Over the past decade, Dubai has come to be known as the Rome of modern Asian cities, a city built of glitzy skyscrapers, manicured lawns, expansive shopping malls, and celebrity-full hotels. Regarded for its impressive growth and diversification away from oil, Dubai has established itself as a model for other developing and resource-rich cities. Beyond the glitter and economic strength, the city’s evolution from barren desert to bustling metropolis has led to the development of a unique education system.

Private schools, known in most developed countries for their high tuition fees and elitist environments, have the opposite connotation in Dubai. Dubai’s municipality sees the private education sector as an industry that both creates investment opportunity and possesses social value.  The UAE government, in fact, has recognized the private sector as more effective than itself at running the country’s education system. Because the state opens public schools only to Emirati nationals, the entire expatriate community, constituting over 80 percent of Dubai’s population, has to rely on private education.

And these expat students do not attend any ordinary private schools. What distinguishes Dubai’s private education system from others around the world is the diversity of its students and income levels to which it caters. Through different pricing schemes, fee structures, and types of schools, over ten private education providers have made high quality private education accessible to most of Dubai’s expatriate community. These providers cater to around 88 percent of Dubai’s student population and offer twelve different international curriculums across the city’s 150 private schools. Over 88 percent of Dubai’s students are enrolled in private schools that teach 12 different international curriculums.

Dubai is a test case for private enterprises, which are increasingly filling the gaps left by the government’s social policy.

Dubai’s iconic skyline as shown from one of its many resorts (Courtesy Wikimedia Commons).

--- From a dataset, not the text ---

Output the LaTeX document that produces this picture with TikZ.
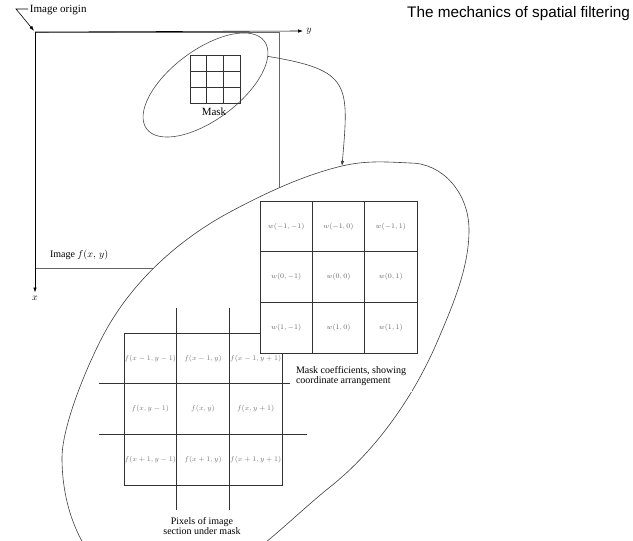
\documentclass[tikz,border=0pt]{standalone}
\usepackage{fontspec}
\setmainfont{Liberation Serif}
\newfontfamily\titlefont{Liberation Sans}
\usepackage{tikz}
\usetikzlibrary{shapes,arrows,positioning,calc,arrows.meta}

\begin{document}
\begin{tikzpicture}[x=1pt, y=-1pt, node distance=0cm, outer sep=0pt, line width=0.6pt,
    axis/.style={draw=black, -{Latex[length=5pt,width=3.5pt]}},
    maskcell/.style={draw=black!80, rectangle, minimum width=16.7pt, minimum height=16pt, inner sep=0pt},
    coefcell/.style={draw=black!80, rectangle, minimum width=52.3pt, minimum height=50.7pt, inner sep=0pt, fill=white, text=black!60, font=\fontsize{7.2}{8}\selectfont},
    pixcell/.style={draw=black!80, rectangle, minimum width=52.7pt, minimum height=50.7pt, inner sep=0pt, text=black!55, font=\fontsize{7}{8}\selectfont},
    pixline/.style={draw=black!80},
    note/.style={font=\fontsize{10}{10.5}\selectfont},
    bignote/.style={font=\fontsize{11}{12}\selectfont}]
    \useasboundingbox (0,0) rectangle (633,541);

    % title
    \node [anchor=base east, inner sep=0pt, font=\titlefont\fontsize{15.3}{18}\selectfont] (title) at (630,17) {The mechanics of spatial filtering};

    % image f(x,y) with its axes
    \coordinate (origin) at (35,32);
    \draw [black!60] (origin) rectangle (279,268);
    \node (ylabel) at (309,31) {$y$};
    \node (xlabel) at (35,298) {$x$};
    \draw [axis] (origin) -- (ylabel.west);
    \draw [axis] (origin) -- (xlabel.north);
    \node [bignote, anchor=base west, inner sep=0pt] (origintext) at (30,12) {Image origin};
    \draw [-{Latex[length=5pt,width=3.5pt]}, shorten >=1.5pt] ([xshift=-2pt,yshift=3pt]origintext.base west) -- ++(-12pt,0) -- (origin);
    \node [note, anchor=base west, inner sep=0pt] (imagetext) at (50,257) {Image $f(x,\,y)$};

    % mask on the image
    \node [draw=black!70, ellipse, rotate=36.7, minimum width=146.8pt, minimum height=69.8pt, inner sep=0pt] (maskzone) at (205.5,85) {};
    \node [maskcell] (m11) at (198.3,63) {};
    \node [maskcell, right=of m11] (m12) {};
    \node [maskcell, right=of m12] (m13) {};
    \node [maskcell, below=of m11] (m21) {};
    \node [maskcell, right=of m21] (m22) {};
    \node [maskcell, right=of m22] (m23) {};
    \node [maskcell, below=of m21] (m31) {};
    \node [maskcell, right=of m31] (m32) {};
    \node [maskcell, right=of m32] (m33) {};
    \node [bignote, anchor=base, inner sep=0pt] (masktext) at (214,115) {Mask};

    % enlarged view
    \begin{scope}
        \clip (0,0) rectangle (633,541);
        \coordinate (lensentry) at (342,166);
        \draw [black!75, fill=white] (lensentry) .. controls (365.4,160.4) and (386,161.8) .. (410,163)
            .. controls (442.6,163) and (469,193) .. (469,230)
            .. controls (469,268) and (452.8,305) .. (438,340)
            .. controls (414.6,395.2) and (376.8,449.8) .. (330,487)
            .. controls (283.2,524.2) and (220,595) .. (160,595)
            .. controls (106,595) and (62,534.5) .. (62,458)
            .. controls (62,425) and (88.2,362.8) .. (105,332)
            .. controls (132.8,281) and (179,239.3) .. (230,212)
            .. controls (265.2,193.2) and (303.1,175.3) .. (lensentry) -- cycle;
    \end{scope}
    \draw [black!75, -{Latex[length=5pt,width=3.5pt]}] (maskzone.-12) .. controls (351,70) and (349,84) .. (lensentry);

    % pixels of the image section
    \node [pixcell] (f11) at (150.3,358.3) {$f(x-1,y-1)$};
    \node [pixcell, right=of f11] (f12) {$f(x-1,y)$};
    \node [pixcell, right=of f12] (f13) {$f(x-1,y+1)$};
    \node [pixcell, below=of f11] (f21) {$f(x,y-1)$};
    \node [pixcell, right=of f21] (f22) {$f(x,y)$};
    \node [pixcell, right=of f22] (f23) {$f(x,y+1)$};
    \node [pixcell, below=of f21] (f31) {$f(x+1,y-1)$};
    \node [pixcell, right=of f31] (f32) {$f(x+1,y)$};
    \node [pixcell, right=of f32] (f33) {$f(x+1,y+1)$};
    \draw [pixline] ([yshift=25pt]f11.north east) -- ([yshift=-25pt]f31.south east);
    \draw [pixline] ([yshift=25pt]f12.north east) -- ([yshift=-25pt]f32.south east);
    \draw [pixline] ([xshift=-25pt]f11.south west) -- ([xshift=25pt]f13.south east);
    \draw [pixline] ([xshift=-25pt]f21.south west) -- ([xshift=25pt]f23.south east);

    % mask coefficients
    \node [coefcell] (w11) at (286.2,226.3) {$w(-1,-1)$};
    \node [coefcell, right=of w11] (w12) {$w(-1,0)$};
    \node [coefcell, right=of w12] (w13) {$w(-1,1)$};
    \node [coefcell, below=of w11] (w21) {$w(0,-1)$};
    \node [coefcell, right=of w21] (w22) {$w(0,0)$};
    \node [coefcell, right=of w22] (w23) {$w(0,1)$};
    \node [coefcell, below=of w21] (w31) {$w(1,-1)$};
    \node [coefcell, right=of w31] (w32) {$w(1,0)$};
    \node [coefcell, right=of w32] (w33) {$w(1,1)$};

    \node [note, anchor=north west, inner sep=6pt, fill=white, align=left] (coeftext) at (290,360) {Mask coefficients, showing\\coordinate arrangement};
    \node [note, anchor=north, inner sep=0pt, align=center] (pixtext) at (202,517) {Pixels of image\\section under mask};
\end{tikzpicture}
\end{document}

Dubai’s population demographic is one of the main forces that steers its schools towards a private education system. With a wide socioeconomic spectrum represented in the city from millionaires to migrant laborers, Dubai does not boast a low cost of living. As a result, the student population in Dubai is comprised largely of students from upper-low to high-income households that are willing to pay slightly higher fees for education. The international mix and relative affluence of Dubai’s student population make a privatized education system well suited to the city.

Access to these high quality schools in Dubai is being continually expanded. As events in the Middle East have pushed investors to realize the power of youth populations, capital has increasingly been directed towards private sector education.

Ahmed Badreldin, a Senior Partner at Abraaj Capital, the region’s largest private equity firm, spoke about the high growth potential for private education in Dubai.  The city’s overwhelmingly expatriate community has created increasing demand for international schools since 2000. “A lucrative niche opportunity for investment [in private sector education] has arisen,” he explained—one that will grow between 10 to 15 percent each year.

An expanding privatized education system could have positive implications for youth in Dubai. More high quality schools in the city mean more educated citizens.  The hope of many in the city is that talent might more easily be created, retained, and perhaps even exported to other countries in the Middle East as the private sector grows. What remains to be seen, however, is whether the private system is an implementable model for the rest of the region’s developing cities. In Dubai, the model has shown how a government can allow the free markets invisible hand to work to its benefit, how investors can create change through a high growth market, and how entrepreneurs can be inspired to contribute to the global knowledge economy.